Голова летчика мечется по подушке. В который раз сажает он в снег свою машину, который раз бьет его в спину короткий тупой удар.

— Ты что, папа?!

— А?.. — Летчик открывает глаза. — Это ты, Шурец? Ничего, ничего… Порядок, Шурец, уже порядок. Спи…

А вот у Ивы отец ничем не знаменит. Он инженер-технолог на том же заводе, на котором работает дядя Коля. Каждое утро они вдвоем едут через только-только еще просыпающийся город в разболтанном, дребезжащем трамвае. Знакомый старик кондуктор в фуражке из мочала, увидев их, дергает за сигнальный шнур и останавливает вагон.

— Аба, ватман! Подожди! — кричит он. — Что значит нет остановки? Людям на завод надо, не в духан! Ва, что ты за человек, да?..

* * *

Как все толстяки, Минасик любил помечтать.

— Кем ты будешь, Ивка? — в который раз спрашивал он.

— А ты?

— Мне вообще хотелось бы доктором, — отвечал Минасик и, почему-то краснея, добавлял: — Ну можно и зубным врачом…

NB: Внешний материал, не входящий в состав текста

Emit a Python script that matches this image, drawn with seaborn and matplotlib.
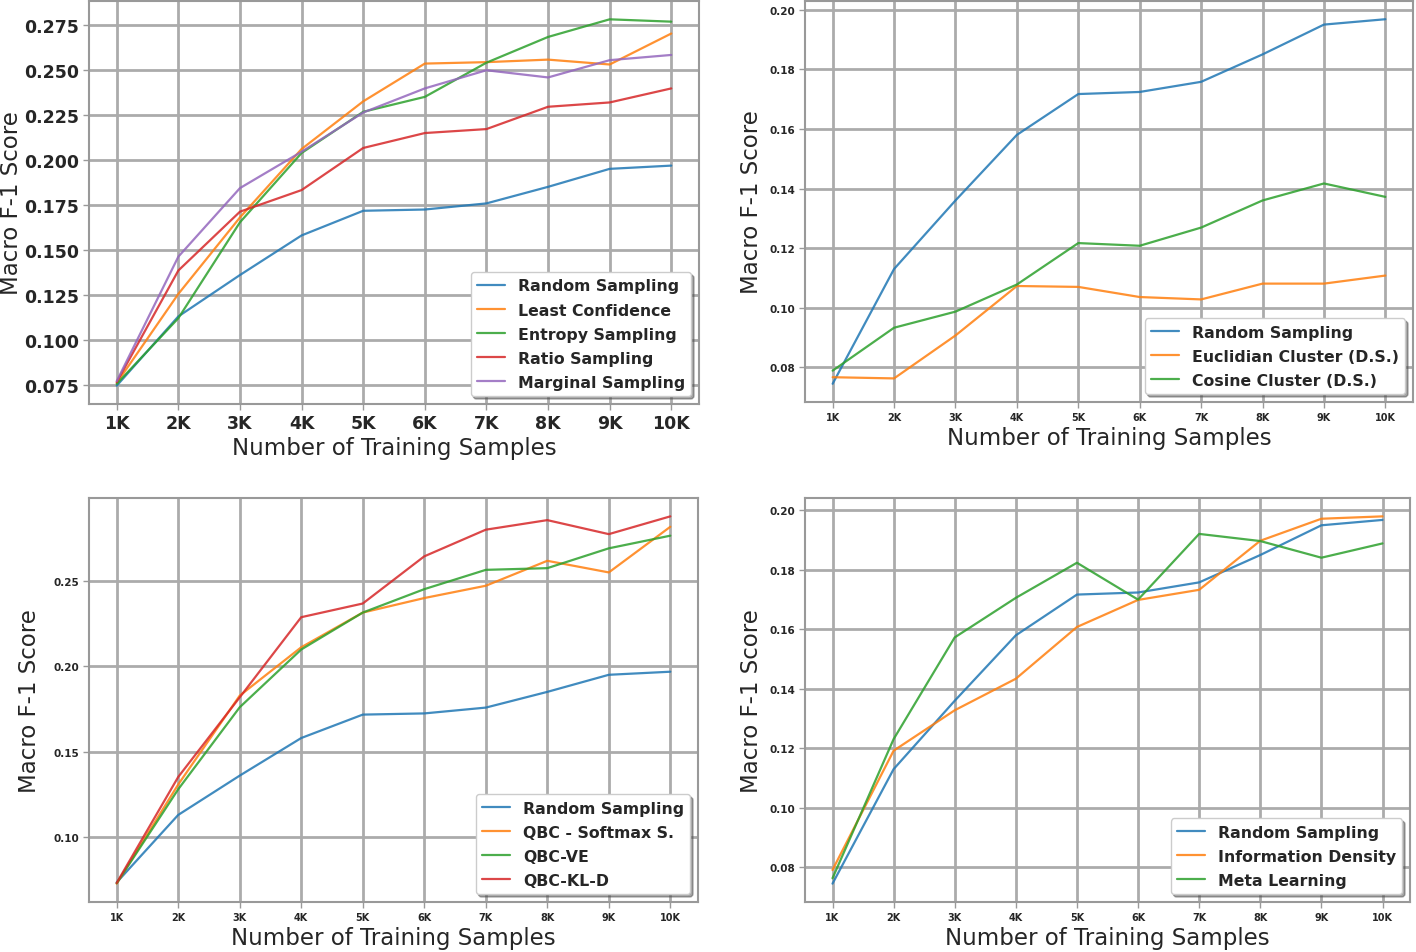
import matplotlib
matplotlib.use("Agg")
import matplotlib.pyplot as plt
import seaborn as sns
import pandas as pd

sns.set_style("whitegrid")
plt.rcParams['font.family'] = ['DejaVu Sans']

x_labels = ["1K", "2K", "3K", "4K", "5K", "6K", "7K", "8K", "9K", "10K"]
x_vals = [1, 2, 3, 4, 5, 6, 7, 8, 9, 10]

random_sampling = [0.0745, 0.113, 0.136, 0.158, 0.1717, 0.1724, 0.1758, 0.185, 0.195, 0.1968]

# Panel 1
least_confidence = [0.076, 0.1255, 0.168, 0.206, 0.2325, 0.2535, 0.2543, 0.2557, 0.253, 0.2702]
entropy_sampling = [0.0755, 0.112, 0.1653, 0.2038, 0.2267, 0.235, 0.254, 0.2683, 0.2781, 0.2768]
ratio_sampling = [0.0765, 0.1385, 0.1712, 0.1832, 0.2066, 0.2149, 0.2171, 0.2295, 0.2319, 0.2397]
marginal_sampling = [0.077, 0.1462, 0.1843, 0.2045, 0.2263, 0.2397, 0.2498, 0.2458, 0.2554, 0.2583]

# Panel 2
euclidian_cluster = [0.0767, 0.0763, 0.0907, 0.1073, 0.107, 0.1036, 0.1028, 0.1081, 0.1081, 0.1108]
cosine_cluster = [0.0789, 0.0933, 0.0987, 0.1078, 0.1217, 0.1208, 0.1269, 0.136, 0.1417, 0.1372]

# Panel 3
random_sampling_p3 = [0.0735, 0.113, 0.136, 0.158, 0.1717, 0.1724, 0.1758, 0.185, 0.195, 0.1968]
qbc_softmax = [0.0728, 0.1308, 0.1828, 0.2111, 0.2314, 0.2399, 0.2471, 0.2617, 0.2549, 0.2816]
qbc_ve = [0.073, 0.128, 0.176, 0.2098, 0.2314, 0.2451, 0.2564, 0.2574, 0.269, 0.2764]
qbc_kld = [0.0732, 0.1352, 0.1818, 0.2287, 0.2367, 0.2643, 0.2799, 0.2855, 0.2773, 0.2877]

# Panel 4
information_density = [0.0791, 0.1192, 0.1328, 0.1434, 0.1608, 0.1699, 0.1733, 0.1898, 0.1972, 0.198]
meta_learning = [0.0763, 0.1231, 0.1573, 0.1706, 0.1824, 0.170, 0.1921, 0.1897, 0.1841, 0.1889]

panels = [
    {"series": [("Random Sampling", random_sampling), ("Least Confidence", least_confidence),
                ("Entropy Sampling", entropy_sampling), ("Ratio Sampling", ratio_sampling),
                ("Marginal Sampling", marginal_sampling)],
     "rect": [89, 2, 699, 405], "yticks": [0.075, 0.100, 0.125, 0.150, 0.175, 0.200, 0.225, 0.250, 0.275],
     "fmt": "{:.3f}", "tick_fs": 12.5, "xtick_fs": 12.5, "leg_fs": 11.3, "ylab_x": -0.108},
    {"series": [("Random Sampling", random_sampling), ("Euclidian Cluster (D.S.)", euclidian_cluster),
                ("Cosine Cluster (D.S.)", cosine_cluster)],
     "rect": [805, 2, 1413, 403], "yticks": [0.08, 0.10, 0.12, 0.14, 0.16, 0.18, 0.20],
     "fmt": "{:.2f}", "tick_fs": 7.5, "xtick_fs": 7, "leg_fs": 11.3, "ylab_x": -0.069},
    {"series": [("Random Sampling", random_sampling_p3), ("QBC - Softmax S.", qbc_softmax),
                ("QBC-VE", qbc_ve), ("QBC-KL-D", qbc_kld)],
     "rect": [89, 499, 698, 903], "yticks": [0.10, 0.15, 0.20, 0.25],
     "fmt": "{:.2f}", "tick_fs": 7.5, "xtick_fs": 7, "leg_fs": 11.3, "ylab_x": -0.079},
    {"series": [("Random Sampling", random_sampling), ("Information Density", information_density),
                ("Meta Learning", meta_learning)],
     "rect": [805, 499, 1410, 903], "yticks": [0.08, 0.10, 0.12, 0.14, 0.16, 0.18, 0.20],
     "fmt": "{:.2f}", "tick_fs": 7.5, "xtick_fs": 7, "leg_fs": 11.3, "ylab_x": -0.069},
]

W, H = 1416, 953
fig = plt.figure(figsize=(W / 100, H / 100), dpi=100)
palette = sns.color_palette("tab10")
grid_col = "#ababab"

for p in panels:
    l, t, r, b = p["rect"]
    ax = fig.add_axes([l / W, 1 - b / H, (r - l) / W, (b - t) / H])
    rows = []
    for name, vals in p["series"]:
        for xv, yv in zip(x_vals, vals):
            rows.append({"x": xv, "y": yv, "Method": name})
    df = pd.DataFrame(rows)
    names = [s[0] for s in p["series"]]
    sns.lineplot(data=df, x="x", y="y", hue="Method", hue_order=names,
                 palette=palette[:len(names)], linewidth=1.6, alpha=0.85, ax=ax, legend=True)
    ax.set_xticks(x_vals)
    ax.set_xticklabels(x_labels, fontsize=p["xtick_fs"], fontweight="bold")
    ax.set_yticks(p["yticks"])
    ax.set_yticklabels([p["fmt"].format(v) for v in p["yticks"]], fontsize=p["tick_fs"], fontweight="bold")
    ax.margins(x=0.05, y=0.05)
    ax.grid(True, color=grid_col, linewidth=2.0)
    for s in ax.spines.values():
        s.set_color("#999999")
        s.set_linewidth(1.5)
    ax.tick_params(axis="both", which="major", length=4, width=1, color="#999999", pad=3, bottom=True, left=True)
    ax.set_xlabel("Number of Training Samples", fontsize=16.5, labelpad=3)
    ax.set_ylabel("Macro F-1 Score", fontsize=16.5)
    ax.yaxis.set_label_coords(p["ylab_x"], 0.5)
    leg = ax.legend(loc="lower right", prop={"weight": "bold", "size": p["leg_fs"]},
                    frameon=True, shadow=True, fancybox=True, handlelength=1.8,
                    borderpad=0.4, labelspacing=0.58, framealpha=1)
    leg.get_frame().set_edgecolor("#cccccc")
    for lh in leg.get_lines():
        lh.set_alpha(0.85)

fig.savefig("out.png", dpi=100)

Эти сокровенные беседы велись обычно на крыше кирпичной пристройки, стоящей в углу двора, вплотную к стене соседнего дома. Когда-то, говорят, в пристройке была кухня. От нее шла галерея прямо к флигелю, в котором до революции жил биржевой маклер Сананиди. А потом он удрал за границу, галерея сгорела, кухню закрыли на большой висячий замок и теперь хранят в ней всякий хлам. Лишь высокая кирпичная труба, соединенная с дымоходом соседнего дома, напоминает о том, что в пристройке и вправду когда-то была кухня.